Den technischen Wandel der Sparkasse, den der angehende Pensionär über Jahre erlebt und selbst mitgestaltet hat, begrüßt er: „Die Welt verändert sich, das ist ein Naturgesetz. Es hat keinen Sinn, Kraft dafür zu verschwenden, das Alte zu bewahren. Man sollte die Energie darauf verwenden, sich dem Neuen zu stellen und das Beste daraus zu machen. Viele Dinge in der modernen Digitalisierung kann ich mit Leidenschaft nachvollziehen.“ Dass Menschen, die weniger technikaffin sind, durch neue Entwicklungen oder die Schließung von Filialen „abgehängt“ werden, glaubt Klein nicht: „Auf dem Land gibt es auch nicht mehr in jedem Dorf einen Bäcker. Aber die Menschen verhungern nicht. Kundenservicecenter wird es immer geben. Wenn auch nicht mehr überall“, sagt Klein, der es „nicht zielführend“ findet, „Neuerungen von vorn herein zu verteufeln“. Man müsse offen sein und Vorteile zu nutzen wissen: „Unsere Familie war noch nie so gut organisiert, wie heute mit einer Whatsapp-Gruppe.“

Auch die Politik realisiere langsam, dass Digitalisierung nicht nur von „ein paar Internetspinnern“ ausgehe: „Standardisierung und Technisierung helfen der Sparkasse, Qualität zu sichern und Kosten im Rahmen zu halten“, findet Klein, der die Automobilindustrie als Vorbild betrachtet: „Dort ist man schon weiter. Welches Werkzeug wird mit welchem Drehmoment eingesetzt? Bei diesen Fragen wird dort nichts dem Zufall überlassen“, schwärmt Klein. Kleinere Bedenken hat aber auch er. Man müsse acht geben, dass das Bauchgefühl bei einem Standardisierungsprozess nicht ganz auf der Streck bleibe. Als „Ärgernis ohne Maß und Sinn“ betrachtet er indes die Bürokratisierung im Bankenwesen. Über 20 Mitarbeiter bei der Sparkasse Südwestpfalz seien nur für die Regulatorik zuständig.

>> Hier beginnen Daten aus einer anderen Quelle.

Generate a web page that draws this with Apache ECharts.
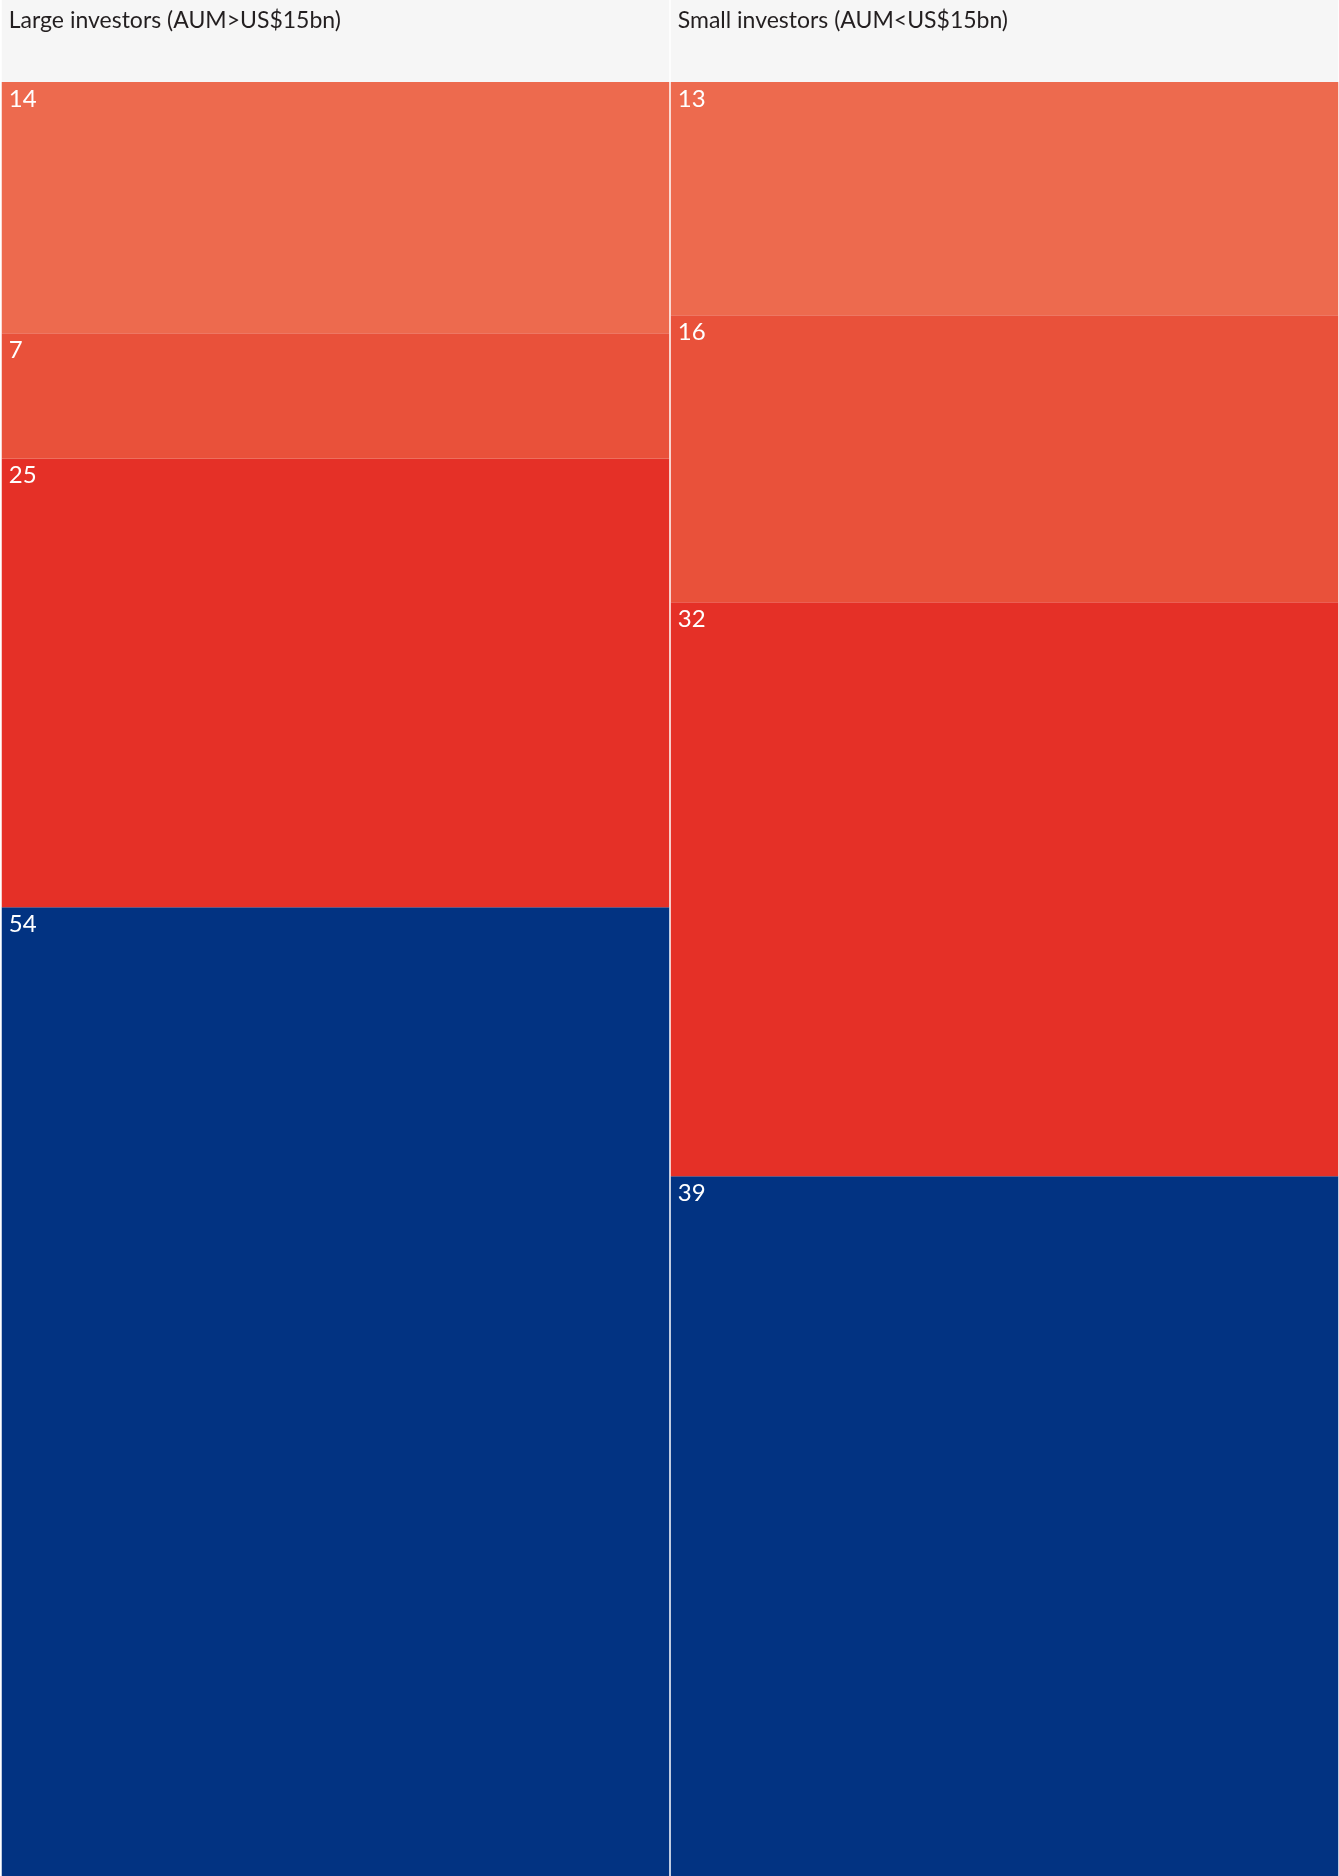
<!DOCTYPE html>
<html>
<head>
<meta charset="utf-8">
<script src="https://cdn.jsdelivr.net/npm/echarts@6/dist/echarts.min.js"></script>
<style>
html,body{margin:0;padding:0;background:#ffffff;}
#chart{width:1339px;height:1876px;}
</style>
</head>
<body>
<div id="chart"></div>
<script>
// Data (percent shares, stacked from bottom to top)
const categories = ['Large investors (AUM>US$15bn)', 'Small investors (AUM<US$15bn)'];
const bottomSegment = [54, 39];   // navy
const thirdSegment = [25, 32];    // red
const secondSegment = [7, 16];    // orange
const topSegment = [14, 13];      // light orange
const headerBand = [1, 1];

const colors = ['#023382', '#E53027', '#E9513A', '#ED6A4E'];
const stackData = [bottomSegment, thirdSegment, secondSegment, topSegment];

const FONT = 'Lato';
const BAR_W = 667.5;

const chart = echarts.init(document.getElementById('chart'), null, {renderer: 'canvas'});

const stackSeries = stackData.map((d, i) => ({
  type: 'bar',
  xAxisIndex: 0,
  yAxisIndex: 0,
  stack: 'total',
  barWidth: BAR_W,
  data: d,
  itemStyle: {color: colors[i]},
  emphasis: {disabled: true},
  label: {
    show: true,
    position: [7, 4],
    color: '#ffffff',
    fontFamily: FONT,
    fontSize: 24,
    lineHeight: 26,
    formatter: p => String(p.value)
  }
}));

chart.setOption({
  animation: false,
  backgroundColor: '#ffffff',
  grid: [
    {left: 1, right: -1.5, top: 82, bottom: 0, containLabel: false},
    {left: 1, right: -1.5, top: 0, height: 82, containLabel: false}
  ],
  xAxis: [
    {type: 'category', gridIndex: 0, data: categories, show: false},
    {type: 'category', gridIndex: 1, data: categories, show: false}
  ],
  yAxis: [
    {type: 'value', gridIndex: 0, min: 0, max: 100, show: false},
    {type: 'value', gridIndex: 1, min: 0, max: 1, show: false}
  ],
  series: stackSeries.concat([{
    type: 'bar',
    xAxisIndex: 1,
    yAxisIndex: 1,
    barWidth: BAR_W,
    data: headerBand,
    itemStyle: {color: '#F6F6F6'},
    emphasis: {disabled: true},
    label: {
      show: true,
      position: [7, 8],
      color: '#231f20',
      fontFamily: FONT,
      fontSize: 23,
      lineHeight: 26,
      formatter: p => p.name
    }
  }])
});
</script>
</body>
</html>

Die Zukunft der Sparkasse sieht Klein in ihrer beratenden Funktion. Und das, obwohl diese nicht mehr in jedem Bereich notwendig sei: „Wegen der Frage, ob in Schweden noch die Landeswährung benötigt wird, braucht man die Sparkasse in Zukunft nicht mehr. Aber wenn wir schon eine persönliche Beziehung zum Kunden haben, dann müssen wir auch von uns aus hin marschieren und ihm Vorschläge machen.“ Denn bei der Frage nach sinnvollen Anlagemöglichkeiten sei die Sparkasse vor dem Hintergrund der Niedrigzinspolitik der Europäischen Zentralbank noch immer einer der wichtigsten Ansprechpartner. „Der Realverlust auf den Sparbüchern hat die Menschen zutiefst verunsichert. Da ist auch kein Ende in Sicht. Viele denken sich: ‚Bevor ich etwas falsch mache, lasse ich das Geld erstmal auf dem Sparbuch liegen.‘ Die Einstellung ist nicht verkehrt. Persönlich würde ich aber zu einem aktiven Fondsmanagement raten.“

Nur noch wenige Wochen und Klein wird diese Ratschläge nur noch als Privatmann – und nicht mehr als Sparkassen-Vorsitzender aussprechen. Vor dem „Schritt in die Bedeutungslosigkeit“ steht aber noch der Abschied von den Kollegen an. Und vielleicht wird die langjährige Führungskraft am letzten Arbeitstag entgegen aller Beteuerungen ja doch noch ein kleines bisschen wehmütig.